Easiest is to visit https://<qhub-url>/hub/token when you are logged in and click request new API token. This should show a long string to copy as your api token.

import os
os.environ['JUPYTERHUB_API_TOKEN'] = '9da45d9...................37779f'

Finally you will need to manually configure the Gateway connection parameters. The connection parameters can be easily filled in based on the <qhub-url> for your deployment.

gateway = Gateway(address='https://<qhub-url>/gateway', auth='jupyterhub', proxy_address='tcp://<qhub-url>:8786')

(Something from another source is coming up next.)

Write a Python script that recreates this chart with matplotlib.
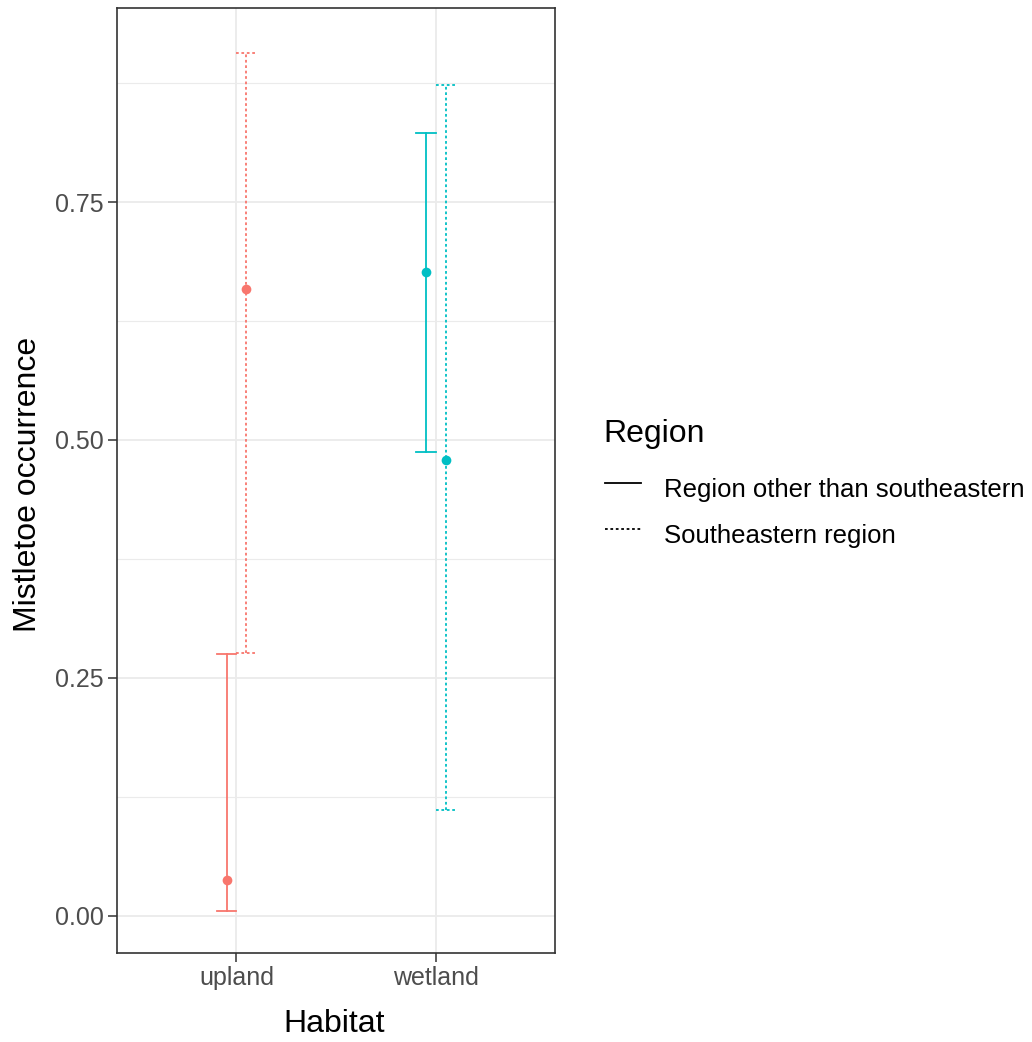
import matplotlib
matplotlib.use("Agg")
import matplotlib.pyplot as plt
from matplotlib.lines import Line2D
import numpy as np

plt.rcParams['font.family'] = ['Liberation Sans', 'DejaVu Sans']

habitats = ["upland", "wetland"]
regions = ["Region other than southeastern", "Southeastern region"]
habitat_colors = ["#F8766D", "#00BFC4"]
region_styles = ["solid", "dotted"]

# estimates [habitat][region]
fit = [[0.038, 0.659], [0.676, 0.479]]
lower = [[0.005, 0.276], [0.487, 0.111]]
upper = [[0.275, 0.907], [0.823, 0.873]]

W, H = 1032, 1042
fig = plt.figure(figsize=(W / 100, H / 100), dpi=100)
ax = fig.add_axes([117 / W, (H - 953) / H, (555 - 117) / W, (953 - 8) / H])

dodge = 0.05
cap = 0.05
DOT = (0, (1.5, 1.5))
for hi, h in enumerate(habitats):
    for ri, r in enumerate(regions):
        x = hi + 1 + (ri - 0.5) * 2 * dodge
        col = habitat_colors[hi]
        ls = DOT if region_styles[ri] == "dotted" else "-"
        ax.plot([x, x], [lower[hi][ri], upper[hi][ri]], color=col, lw=1.3, ls=ls, zorder=3)
        for yv in (lower[hi][ri], upper[hi][ri]):
            ax.plot([x - cap, x + cap], [yv, yv], color=col, lw=1.3, ls=ls, zorder=3)
        ax.plot([x], [fit[hi][ri]], 'o', color=col, ms=7, mec='none', zorder=4)

ax.set_xlim(0.4, 2.6)
ax.set_ylim(-0.0389, 0.9538)
ax.set_xticks([1, 2])
ax.set_xticklabels(habitats)
ax.set_yticks([0, 0.25, 0.5, 0.75])
ax.set_yticklabels(["0.00", "0.25", "0.50", "0.75"])
ax.set_yticks([0.125, 0.375, 0.625, 0.875], minor=True)
ax.grid(True, which='major', color='#EBEBEB', lw=1.3, zorder=0)
ax.grid(True, which='minor', axis='y', color='#EBEBEB', lw=0.8, zorder=0)
ax.set_axisbelow(True)
for s in ax.spines.values():
    s.set_color('#333333')
    s.set_linewidth(1.2)
ax.tick_params(axis='both', which='major', length=6.5, width=1.1, color='#333333',
               labelcolor='#4D4D4D', labelsize=18, pad=3)
ax.tick_params(axis='both', which='minor', length=0)
ax.set_xlabel("Habitat", fontsize=23, color='black', va='baseline')
ax.xaxis.set_label_coords(0.495, (953 - 1032) / 945)
ax.set_ylabel("Mistletoe occurrence", fontsize=23, color='black', va='center')
ax.yaxis.set_label_coords((28 - 117) / 438, 0.496)

# legend
fig.text(603 / W, 1 - 442 / H, "Region", fontsize=23, va='baseline', ha='left')
for i, (r, st) in enumerate(zip(regions, region_styles)):
    ykey = 1 - (483 + 46 * i) / H
    ybase = 1 - (497 + 46 * i) / H
    ls = DOT if st == "dotted" else "-"
    fig.add_artist(Line2D([605 / W, 641 / W], [ykey, ykey], color='black', lw=1.3, ls=ls,
                          transform=fig.transFigure))
    fig.text(664 / W, ybase, r, fontsize=18.5, va='baseline', ha='left')

fig.savefig("out.png", dpi=100)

Now your gateway is properly configured! You can follow the usage tutorial above. If your dask, distributed, and dask-gateway versions do not match connecting to these apis may (most likely) will break in unexpected ways.

Common Errors

As mentioned previously above version mismatches between dask, dask-gateway, and distributed are extremely common. Here are some common errors and the most likely fix for the issue:

...
GatewayClusterError(msg)

ValueError: 404: Not Found

This errors is due to a version mismatch between the dask-gateway client and dask-gateway server.

If you get struct unpack related errors when using dask this is most likely a mismatch in versions for dask or distributed. The last issue Quansight has run into in the past was due to the version of bokeh being used for the dask dashboard.